More than 1,800 prisoners have escaped from a prison in Nigeria after an attack by suspected militants armed with rocket-propelled grenades and machine guns.
Gunmen stormed the prison in the southeastern city of Owerri after blasting their way in with explosives.
It was among a series of coordinated assaults launched in the early hours of Monday, which also targeted police and military facilities in the capital of Imo state.
Nigerian police have blamed the attacks on the paramilitary wing of a banned separatist movement in the region called the Eastern Security Network.
However, the group has denied involvement.
A Nigeria prison spokesman said: “The Owerri Custodial Centre in Imo state has been attacked by unknown gunmen and forcefully released a total of 1,844 inmates in custody.”
He added: “Efforts are in top gear to re-arrest the fleeing detainees.”

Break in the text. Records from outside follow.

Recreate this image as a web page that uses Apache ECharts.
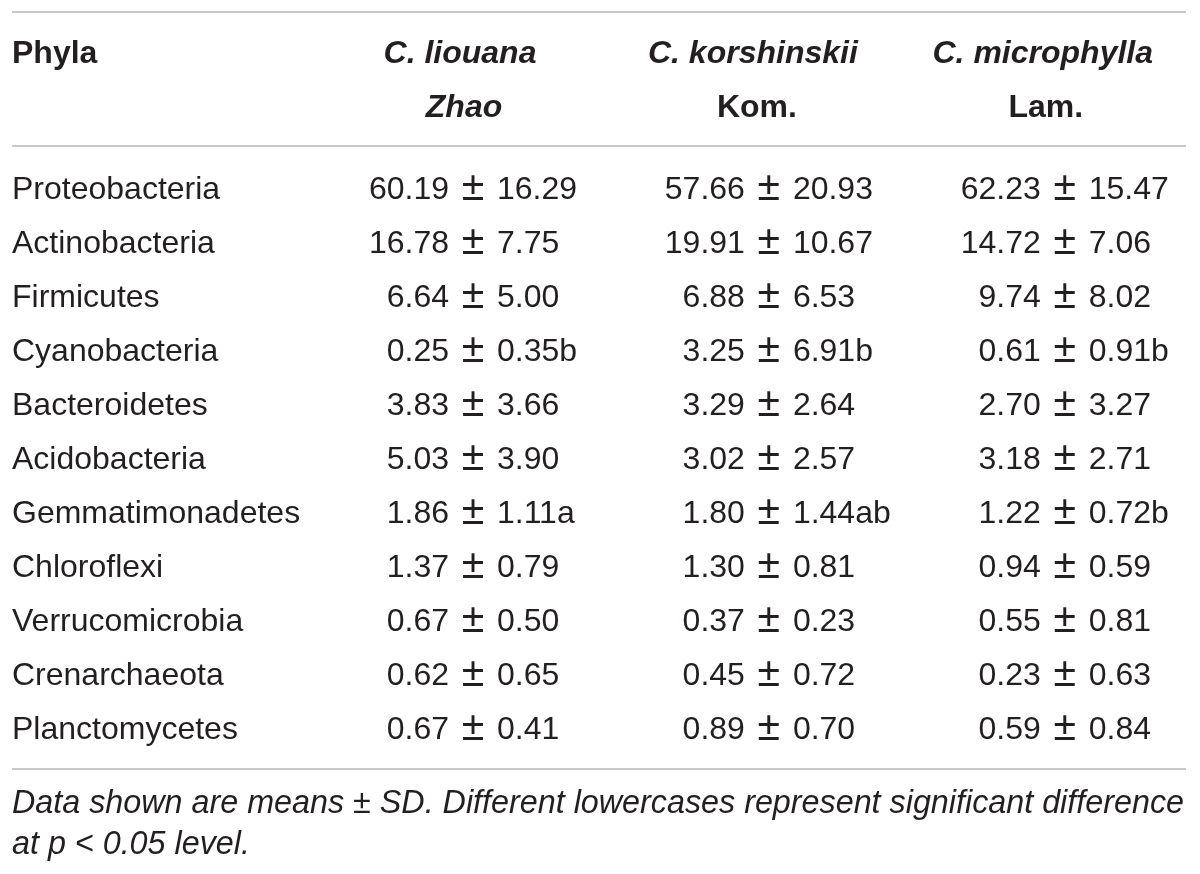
<!DOCTYPE html>
<html>
<head>
<meta charset="utf-8">
<script src="https://cdn.jsdelivr.net/npm/echarts@6/dist/echarts.min.js"></script>
<style>
  html, body { margin: 0; padding: 0; background: #fff; }
  #chart { width: 1200px; height: 874px; }
</style>
</head>
<body>
<div id="chart"></div>
<script>
// table data
const phyla = ['Proteobacteria', 'Actinobacteria', 'Firmicutes', 'Cyanobacteria', 'Bacteroidetes',
  'Acidobacteria', 'Gemmatimonadetes', 'Chloroflexi', 'Verrucomicrobia', 'Crenarchaeota', 'Planctomycetes'];
const species = ['C. liouana', 'C. korshinskii', 'C. microphylla'];
const authorities = ['Zhao', 'Kom.', 'Lam.'];

const liouanaMean = [60.19, 16.78, 6.64, 0.25, 3.83, 5.03, 1.86, 1.37, 0.67, 0.62, 0.67];
const liouanaSD = [16.29, 7.75, 5.00, 0.35, 3.66, 3.90, 1.11, 0.79, 0.50, 0.65, 0.41];
const liouanaTag = ['', '', '', 'b', '', '', 'a', '', '', '', ''];

const korshinskiiMean = [57.66, 19.91, 6.88, 3.25, 3.29, 3.02, 1.80, 1.30, 0.37, 0.45, 0.89];
const korshinskiiSD = [20.93, 10.67, 6.53, 6.91, 2.64, 2.57, 1.44, 0.81, 0.23, 0.72, 0.70];
const korshinskiiTag = ['', '', '', 'b', '', '', 'ab', '', '', '', ''];

const microphyllaMean = [62.23, 14.72, 9.74, 0.61, 2.70, 3.18, 1.22, 0.94, 0.55, 0.23, 0.59];
const microphyllaSD = [15.47, 7.06, 8.02, 0.91, 3.27, 2.71, 0.72, 0.59, 0.81, 0.63, 0.84];
const microphyllaTag = ['', '', '', 'b', '', '', 'b', '', '', '', ''];

const footnote = ['Data shown are means \u00b1 SD. Different lowercases represent significant difference',
  'at p < 0.05 level.'];

const FONT = '"Liberation Sans", Arial, Helvetica, sans-serif';
const INK = '#231f20';
const RULE = '#c8c8c8';
const FS = 32;
const PM_GAP = 24; // distance from the ± centre to the numbers either side

// columns line up on the ± sign: mean right of it, sd left
function cellRenderer(tags) {
  return function (params, api) {
    const pt = api.coord([api.value(0), api.value(1)]);
    const row = api.value(1);
    const base = { fontFamily: FONT, fontSize: FS, fill: INK, verticalAlign: 'middle', y: pt[1] };
    return {
      type: 'group',
      children: [
        { type: 'text', style: Object.assign({}, base, { text: api.value(2).toFixed(2), x: pt[0] - PM_GAP, align: 'right' }) },
        { type: 'text', style: Object.assign({}, base, { text: '\u00b1', fontSize: 41, x: pt[0], y: pt[1] - 1, align: 'center' }) },
        { type: 'text', style: Object.assign({}, base, { text: api.value(3).toFixed(2) + tags[row], x: pt[0] + PM_GAP, align: 'left' }) }
      ]
    };
  };
}

function cells(col, means, sds) {
  return phyla.map((p, i) => [col, i, means[i], sds[i]]);
}

// header nudges (px) — species line and authority line sit a little left of the ± column
const speciesShift = [-13, -16, -22];
const authorShift = [-9, -12, -19];
function shiftPad(d) {
  return d >= 0 ? [0, 0, 0, d * 2] : [0, -d * 2, 0, 0];
}
const headerRich = {};
species.forEach((s, i) => {
  headerRich['s' + i] = { fontFamily: FONT, fontSize: FS, fontWeight: 'bold', fontStyle: 'italic', color: INK, lineHeight: 54, padding: shiftPad(speciesShift[i]) };
  headerRich['a' + i] = { fontFamily: FONT, fontSize: FS, fontWeight: 'bold', fontStyle: i === 0 ? 'italic' : 'normal', color: INK, lineHeight: 54, padding: shiftPad(authorShift[i]) };
});

const chart = echarts.init(document.getElementById('chart'), null, { renderer: 'canvas' });
chart.setOption({
  animation: false,
  backgroundColor: '#fff',
  grid: { left: 473, right: 131, top: 163, bottom: 117 },
  xAxis: {
    type: 'category',
    data: species,
    position: 'top',
    boundaryGap: false,
    axisLine: { show: false },
    axisTick: { show: false },
    splitLine: { show: false },
    axisLabel: {
      interval: 0,
      showMinLabel: true,
      showMaxLabel: true,
      margin: 28,
      formatter: (v, i) => '{s' + i + '|' + v + '}\n{a' + i + '|' + authorities[i] + '}',
      rich: headerRich
    }
  },
  yAxis: {
    type: 'category',
    data: phyla,
    inverse: true,
    axisLine: { show: false },
    axisTick: { show: false },
    splitLine: { show: false },
    axisLabel: {
      interval: 0,
      align: 'left',
      margin: 461,
      fontFamily: FONT,
      fontSize: FS,
      color: INK
    }
  },
  graphic: [
    { type: 'line', shape: { x1: 12, y1: 12, x2: 1186, y2: 12 }, style: { stroke: RULE, lineWidth: 2 } },
    { type: 'line', shape: { x1: 12, y1: 146, x2: 1186, y2: 146 }, style: { stroke: RULE, lineWidth: 2 } },
    { type: 'line', shape: { x1: 12, y1: 769, x2: 1186, y2: 769 }, style: { stroke: RULE, lineWidth: 2 } },
    { type: 'text', left: 12, top: 38, style: { text: 'Phyla', fontFamily: FONT, fontSize: FS, fontWeight: 'bold', fill: INK } },
    { type: 'text', left: 12, top: 788, style: { text: footnote[0], fontFamily: FONT, fontSize: 32.3, fontStyle: 'italic', fill: INK } },
    { type: 'text', left: 12, top: 829, style: { text: footnote[1], fontFamily: FONT, fontSize: 32.3, fontStyle: 'italic', fill: INK } }
  ],
  series: [
    { type: 'custom', renderItem: cellRenderer(liouanaTag), data: cells(0, liouanaMean, liouanaSD) },
    { type: 'custom', renderItem: cellRenderer(korshinskiiTag), data: cells(1, korshinskiiMean, korshinskiiSD) },
    { type: 'custom', renderItem: cellRenderer(microphyllaTag), data: cells(2, microphyllaMean, microphyllaSD) }
  ]
});
</script>
</body>
</html>
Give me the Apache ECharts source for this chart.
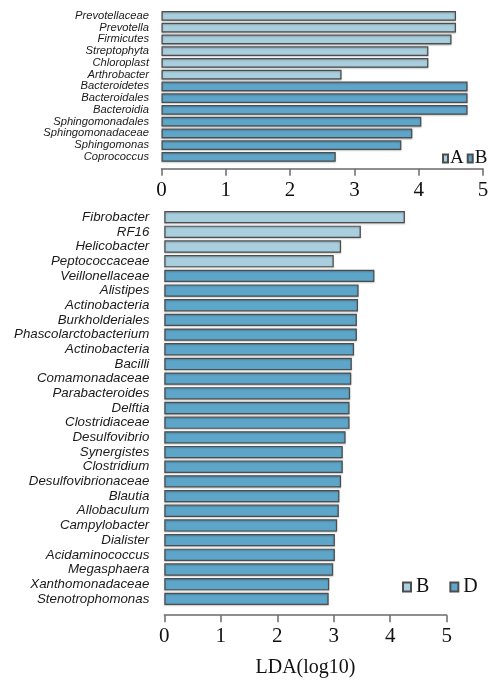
<!DOCTYPE html>
<html>
<head>
<meta charset="utf-8">
<script src="https://cdn.jsdelivr.net/npm/echarts@6/dist/echarts.min.js"></script>
<style>
  html, body { margin: 0; padding: 0; background: #ffffff; }
  #chart { width: 504px; height: 680px; }
</style>
</head>
<body>
<div id="chart"></div>
<script>
// Upper panel: groups A and B
const topLabelsA = ['Prevotellaceae', 'Prevotella', 'Firmicutes', 'Streptophyta', 'Chloroplast', 'Arthrobacter'];
const topValuesA = [4.58, 4.58, 4.51, 4.15, 4.15, 2.80];
const topLabelsB = ['Bacteroidetes', 'Bacteroidales', 'Bacteroidia', 'Sphingomonadales', 'Sphingomonadaceae', 'Sphingomonas', 'Coprococcus'];
const topValuesB = [4.76, 4.76, 4.76, 4.04, 3.90, 3.73, 2.71];

// Lower panel: groups B and D
const bottomLabelsB = ['Fibrobacter', 'RF16', 'Helicobacter', 'Peptococcaceae'];
const bottomValuesB = [4.26, 3.48, 3.13, 3.00];
const bottomLabelsD = ['Veillonellaceae', 'Alistipes', 'Actinobacteria', 'Burkholderiales', 'Phascolarctobacterium',
  'Actinobacteria', 'Bacilli', 'Comamonadaceae', 'Parabacteroides', 'Delftia', 'Clostridiaceae', 'Desulfovibrio',
  'Synergistes', 'Clostridium', 'Desulfovibrionaceae', 'Blautia', 'Allobaculum', 'Campylobacter', 'Dialister',
  'Acidaminococcus', 'Megasphaera', 'Xanthomonadaceae', 'Stenotrophomonas'];
const bottomValuesD = [3.72, 3.44, 3.43, 3.41, 3.41, 3.36, 3.32, 3.31, 3.29, 3.28, 3.28, 3.21,
  3.16, 3.16, 3.13, 3.10, 3.09, 3.06, 3.02, 3.02, 2.99, 2.92, 2.91];

const ldaTicks = [0, 1, 2, 3, 4, 5];

const LIGHT = '#a9cede';
const DARK = '#5ea6c9';
const EDGE = '#4d4d4d';
const SERIF = '"Liberation Serif", "Times New Roman", serif';
const SANS = '"Liberation Sans", Arial, sans-serif';

// Category index keys keep duplicate names (e.g. Actinobacteria) as distinct rows
function buildPanel(labels1, values1, labels2, values2) {
  const labels = labels1.concat(labels2);
  const keys = labels.map((_, i) => String(i));
  const s1 = values1.concat(labels2.map(() => null));
  const s2 = labels1.map(() => null).concat(values2);
  return { labels, keys, s1, s2 };
}

const topPanel = buildPanel(topLabelsA, topValuesA, topLabelsB, topValuesB);
const bottomPanel = buildPanel(bottomLabelsB, bottomValuesB, bottomLabelsD, bottomValuesD);

function valueAxis(gridIndex, offset, extra) {
  return Object.assign({
    type: 'value',
    gridIndex: gridIndex,
    min: ldaTicks[0],
    max: ldaTicks[ldaTicks.length - 1],
    interval: 1,
    offset: offset,
    splitLine: { show: false },
    axisLine: { show: true, lineStyle: { color: '#6b6b6b', width: 1.5 } },
    axisTick: { show: true, inside: false, length: 7, lineStyle: { color: '#6b6b6b', width: 1.5 } },
    axisLabel: {
      margin: 11,
      color: '#111',
      fontFamily: SERIF,
      fontSize: 21,
      formatter: v => ldaTicks.includes(v) ? String(v) : ''
    }
  }, extra || {});
}

function categoryAxis(gridIndex, panel, fontSize, margin) {
  return {
    type: 'category',
    gridIndex: gridIndex,
    inverse: true,
    data: panel.keys,
    axisLine: { show: false },
    axisTick: { show: false },
    axisLabel: {
      margin: margin,
      color: '#1a1a1a',
      fontFamily: SANS,
      fontStyle: 'italic',
      fontSize: fontSize,
      interval: 0,
      formatter: v => panel.labels[Number(v)]
    }
  };
}

function barSeries(name, data, color, xi, yi, width) {
  return {
    name: name,
    type: 'bar',
    xAxisIndex: xi,
    yAxisIndex: yi,
    data: data,
    barWidth: width,
    barGap: '-100%',
    itemStyle: {
      color: color,
      borderColor: EDGE,
      borderWidth: 1.2,
      shadowColor: 'rgba(0,0,0,0.25)',
      shadowBlur: 1.5,
      shadowOffsetY: 1
    },
    silent: true
  };
}

const chart = echarts.init(document.getElementById('chart'), null, { renderer: 'canvas' });
chart.setOption({
  backgroundColor: '#ffffff',
  animation: false,
  grid: [
    { left: 161.5, right: 21, top: 10, height: 152.75, containLabel: false, outerBoundsMode: 'none' },
    { left: 164.3, right: 57.3, top: 209.8, height: 396.4, containLabel: false, outerBoundsMode: 'none' }
  ],
  xAxis: [
    valueAxis(0, 6),
    valueAxis(1, 9, {
      name: 'LDA(log10)',
      nameLocation: 'middle',
      nameGap: 43,
      nameTextStyle: { fontFamily: SERIF, fontSize: 20, color: '#111' }
    })
  ],
  yAxis: [
    categoryAxis(0, topPanel, 11.2, 12.5),
    categoryAxis(1, bottomPanel, 13.3, 15)
  ],
  legend: [
    {
      data: ['A', 'B'],
      left: 437,
      top: 144,
      icon: 'rect',
      itemWidth: 5,
      itemHeight: 8,
      itemGap: 3,
      textStyle: { fontFamily: SERIF, fontSize: 19, color: '#111', padding: [0, 0, 0, -3] },
      selectedMode: false
    },
    {
      data: ['B ', 'D'],
      formatter: name => name.trim(),
      left: 397,
      top: 572,
      icon: 'rect',
      itemWidth: 8,
      itemHeight: 9,
      itemGap: 20,
      textStyle: { fontFamily: SERIF, fontSize: 20, color: '#111' },
      selectedMode: false
    }
  ],
  series: [
    barSeries('A', topPanel.s1, LIGHT, 0, 0, 9.7),
    barSeries('B', topPanel.s2, DARK, 0, 0, 9.7),
    barSeries('B ', bottomPanel.s1, LIGHT, 1, 1, 12.3),
    barSeries('D', bottomPanel.s2, DARK, 1, 1, 12.3)
  ]
});
</script>
</body>
</html>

A separate police statement said: “The attempt by the attackers to gain access to the police armoury at the headquarters was totally and appropriately resisted.”
The attacks come less than two weeks after a previous wave of violence in the southeastern part of the country, when at least a dozen security officers were killed during assaults on four police stations, military checkpoints and prison vehicles.
Large amounts of ammunition was stolen in the raids for which no group has claimed responsibility.
It is among a number of serious security challenges facing President Muhammadu Buhari, including a decade-long Islamist insurgency in the northeast, a spate of school kidnappings in the northwest and piracy in the Gulf of Guinea.